Tanzania’s manufacturing industries have adopted self-power generation for the sake of reliability and safety of their machines.
The idea comes while Tanzania is facing power cuts, due to the lack of sufficient rains that caused a drop in hydro-electricity production, and an increase in the use of electricity in the country.
At an estimated 57 trillion cubic feet of gas reserves both in the Indian Ocean and offshore, Tanzania holds east Africa largest gas deposits, with an annual production of 110 billion cubic feet from three fields: Songo Songo, Mnazi Bay, and Kiliwani.
Currently the country annual natural gas production stands at 68.02 billion cubic feet as compared to 59.96 billion cubic feet recorded in the same period of 2021/22 which is equivalent to 13 percent increase.
Clarke Energy, a leading multinational specialist in distributed energy solutions, including gas-to-power and battery energy storage systems has partnered with industrial companies in providing self-generated gas power plants by using natural gas.
The company has emerged with over 45 MW already installed natural gas-to-power solutions to offset the national grid supply.
Speaking recently at the power generation networking and cocktail evening in Dar es Salaam, the Clarke Energy Managing Director for Africa, Yiannis Tsantilas said that they have now delivered over 45MW of installed power generation capacity in the country.
“These solutions provide resilient and reliable self-generated electricity supply for manufacturing and processing and independent power producers (IPP) who sell power as a service (PaaS) to other industries.

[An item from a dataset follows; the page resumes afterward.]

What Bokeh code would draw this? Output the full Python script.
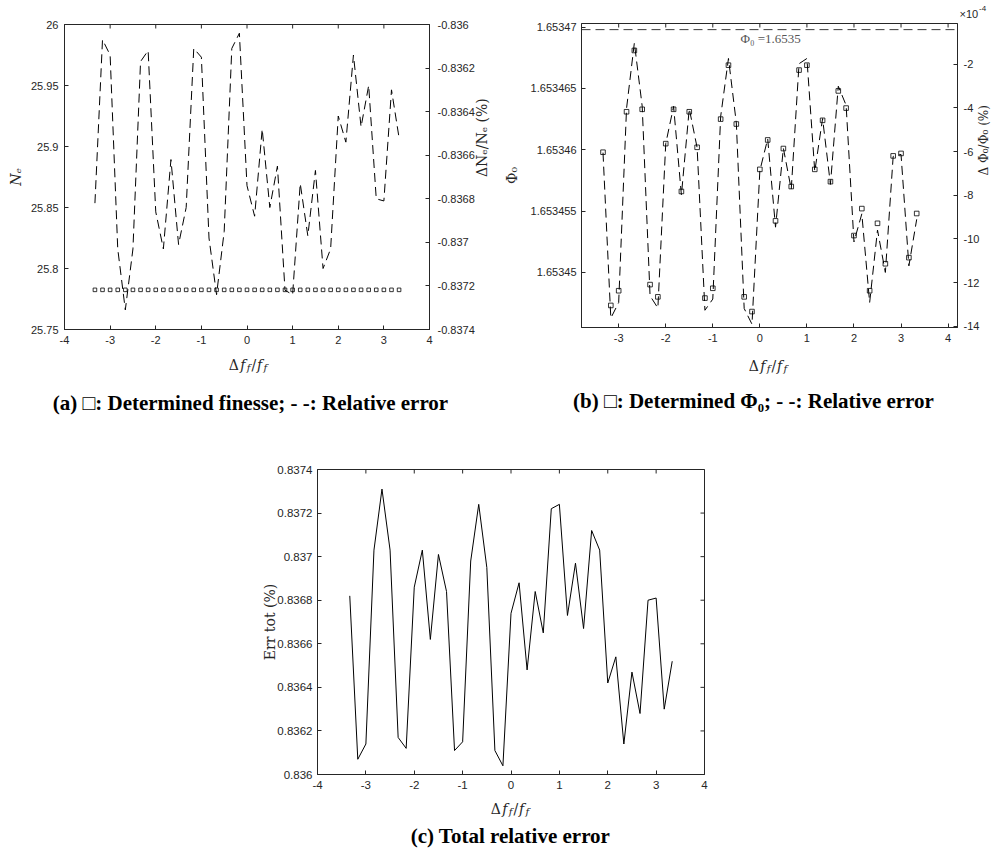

The existing customer base are notable players are in the steel, glass, flour mills, tobacco and oil and gas industries. « We were delighted to hold this networking evening and engage in project discussions whilst exchanging thoughts on emerging trends in the energy sector in Tanzania.”

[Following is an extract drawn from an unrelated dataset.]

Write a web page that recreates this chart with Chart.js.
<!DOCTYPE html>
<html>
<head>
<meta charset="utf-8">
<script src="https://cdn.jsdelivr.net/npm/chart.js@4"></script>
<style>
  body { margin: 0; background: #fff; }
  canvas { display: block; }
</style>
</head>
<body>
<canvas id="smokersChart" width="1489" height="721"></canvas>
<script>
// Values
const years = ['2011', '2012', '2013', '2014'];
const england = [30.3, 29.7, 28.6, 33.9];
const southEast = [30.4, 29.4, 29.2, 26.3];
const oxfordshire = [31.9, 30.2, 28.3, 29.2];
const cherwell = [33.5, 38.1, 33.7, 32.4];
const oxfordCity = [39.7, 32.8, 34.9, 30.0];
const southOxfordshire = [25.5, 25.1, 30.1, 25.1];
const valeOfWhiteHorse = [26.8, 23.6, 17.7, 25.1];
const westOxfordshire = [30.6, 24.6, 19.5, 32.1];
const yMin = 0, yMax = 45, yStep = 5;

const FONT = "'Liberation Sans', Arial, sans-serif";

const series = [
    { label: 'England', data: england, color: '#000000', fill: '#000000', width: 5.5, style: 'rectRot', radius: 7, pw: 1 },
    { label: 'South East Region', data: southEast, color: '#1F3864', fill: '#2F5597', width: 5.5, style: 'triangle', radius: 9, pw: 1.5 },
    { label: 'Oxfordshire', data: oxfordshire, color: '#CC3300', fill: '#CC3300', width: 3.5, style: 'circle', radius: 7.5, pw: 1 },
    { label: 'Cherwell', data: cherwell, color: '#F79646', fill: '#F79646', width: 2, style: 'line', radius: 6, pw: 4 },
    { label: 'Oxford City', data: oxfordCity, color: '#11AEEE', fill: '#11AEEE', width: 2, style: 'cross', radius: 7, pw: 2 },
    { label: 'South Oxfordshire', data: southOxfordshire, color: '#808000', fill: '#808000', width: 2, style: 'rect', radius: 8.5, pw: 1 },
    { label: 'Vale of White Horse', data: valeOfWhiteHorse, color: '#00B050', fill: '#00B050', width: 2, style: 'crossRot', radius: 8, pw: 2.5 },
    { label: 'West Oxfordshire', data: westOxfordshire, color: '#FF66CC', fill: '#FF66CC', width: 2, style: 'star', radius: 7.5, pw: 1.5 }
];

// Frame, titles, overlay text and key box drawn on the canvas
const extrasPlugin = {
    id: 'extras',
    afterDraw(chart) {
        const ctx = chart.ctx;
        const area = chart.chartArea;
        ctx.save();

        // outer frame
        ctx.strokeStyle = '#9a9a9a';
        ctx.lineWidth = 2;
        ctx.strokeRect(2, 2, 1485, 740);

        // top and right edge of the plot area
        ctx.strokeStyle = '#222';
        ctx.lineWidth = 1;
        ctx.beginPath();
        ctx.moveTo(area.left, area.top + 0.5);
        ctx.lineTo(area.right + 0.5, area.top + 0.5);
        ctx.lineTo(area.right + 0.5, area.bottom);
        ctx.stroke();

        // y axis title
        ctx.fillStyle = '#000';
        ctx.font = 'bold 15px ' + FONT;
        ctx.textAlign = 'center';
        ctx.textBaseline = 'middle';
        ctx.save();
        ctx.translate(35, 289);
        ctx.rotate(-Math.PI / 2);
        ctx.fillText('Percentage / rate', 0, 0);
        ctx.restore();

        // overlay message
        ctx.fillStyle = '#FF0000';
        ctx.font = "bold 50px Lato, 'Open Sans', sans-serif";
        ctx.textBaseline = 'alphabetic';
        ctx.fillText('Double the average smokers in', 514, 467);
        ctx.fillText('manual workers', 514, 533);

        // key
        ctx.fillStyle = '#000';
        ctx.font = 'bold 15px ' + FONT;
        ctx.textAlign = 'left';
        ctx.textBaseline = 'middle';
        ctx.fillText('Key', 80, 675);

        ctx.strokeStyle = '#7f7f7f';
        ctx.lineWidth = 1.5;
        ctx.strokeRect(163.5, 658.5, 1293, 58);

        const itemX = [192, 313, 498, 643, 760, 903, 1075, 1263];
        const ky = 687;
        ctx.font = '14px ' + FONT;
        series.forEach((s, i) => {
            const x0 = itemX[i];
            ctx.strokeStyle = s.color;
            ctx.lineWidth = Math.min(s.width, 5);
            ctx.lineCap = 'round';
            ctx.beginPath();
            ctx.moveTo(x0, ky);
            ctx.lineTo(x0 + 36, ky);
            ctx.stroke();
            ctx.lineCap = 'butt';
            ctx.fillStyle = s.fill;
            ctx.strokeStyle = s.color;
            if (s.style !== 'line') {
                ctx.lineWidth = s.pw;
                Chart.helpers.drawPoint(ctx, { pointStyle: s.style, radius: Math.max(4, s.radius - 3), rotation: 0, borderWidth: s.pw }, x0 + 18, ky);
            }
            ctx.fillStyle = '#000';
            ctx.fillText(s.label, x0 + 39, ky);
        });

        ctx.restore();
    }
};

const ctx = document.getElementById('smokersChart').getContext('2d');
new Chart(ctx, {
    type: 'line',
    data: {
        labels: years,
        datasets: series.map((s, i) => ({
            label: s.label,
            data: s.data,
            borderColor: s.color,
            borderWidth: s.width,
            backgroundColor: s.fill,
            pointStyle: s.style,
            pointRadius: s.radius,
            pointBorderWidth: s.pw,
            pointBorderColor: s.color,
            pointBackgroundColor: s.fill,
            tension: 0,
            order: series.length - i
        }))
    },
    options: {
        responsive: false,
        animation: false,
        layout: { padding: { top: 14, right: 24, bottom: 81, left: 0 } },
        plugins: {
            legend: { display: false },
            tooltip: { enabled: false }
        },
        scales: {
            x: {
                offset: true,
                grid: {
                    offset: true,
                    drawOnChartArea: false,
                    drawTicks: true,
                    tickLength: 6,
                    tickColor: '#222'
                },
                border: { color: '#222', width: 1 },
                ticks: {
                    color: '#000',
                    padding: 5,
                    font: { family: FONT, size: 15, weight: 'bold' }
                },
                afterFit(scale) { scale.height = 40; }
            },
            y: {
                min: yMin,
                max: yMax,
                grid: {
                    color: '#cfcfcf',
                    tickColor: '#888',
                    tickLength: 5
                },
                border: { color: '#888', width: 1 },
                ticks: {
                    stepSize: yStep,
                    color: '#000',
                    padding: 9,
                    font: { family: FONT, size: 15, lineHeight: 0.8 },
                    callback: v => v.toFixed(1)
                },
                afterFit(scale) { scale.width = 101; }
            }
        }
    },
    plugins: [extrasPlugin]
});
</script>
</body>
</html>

He added that, the engines installed by the company are supported by in-country service capability and several spare parts warehouse facilities.
On the other hand, the General Manager of Clarke Energy, Mr Emile Hamman, clarified that aside from reliability, an additional benefit of self-power generation utilising natural gas includes significant cost savings compared to generating electricity from other fuel sources.
“Clarke Energy has a wealth of experience in providing resilient and efficient energy solutions for industry and by hosting this networking evening, we aim to establish strong partnerships with new and existing customers, share knowledge and expertise, and collectively drive innovation in the power generation industry.”
He said, once a gas power plant has been installed, it is connected to a network of gas pipelines or bottled variants transported as compressed natural gas (CNG) or liquified natural gas (LNG) to the customer site by a gas supplier. The locally based team of Clarke Energy engineers will commission the power plant, hand over the gas genset to the customer, and kick off the service maintenance plan.
Currently Tanzania’s total power installed capacity is 1,605.86 MW (2021), mostly generated from natural gas (48%), followed by hydropower (31%), petrol (18%), solar (1%), and biofuels (1%).
Tanzania also imports power from Uganda (10 MW), Zambia (5 MW), and Kenya (1MW).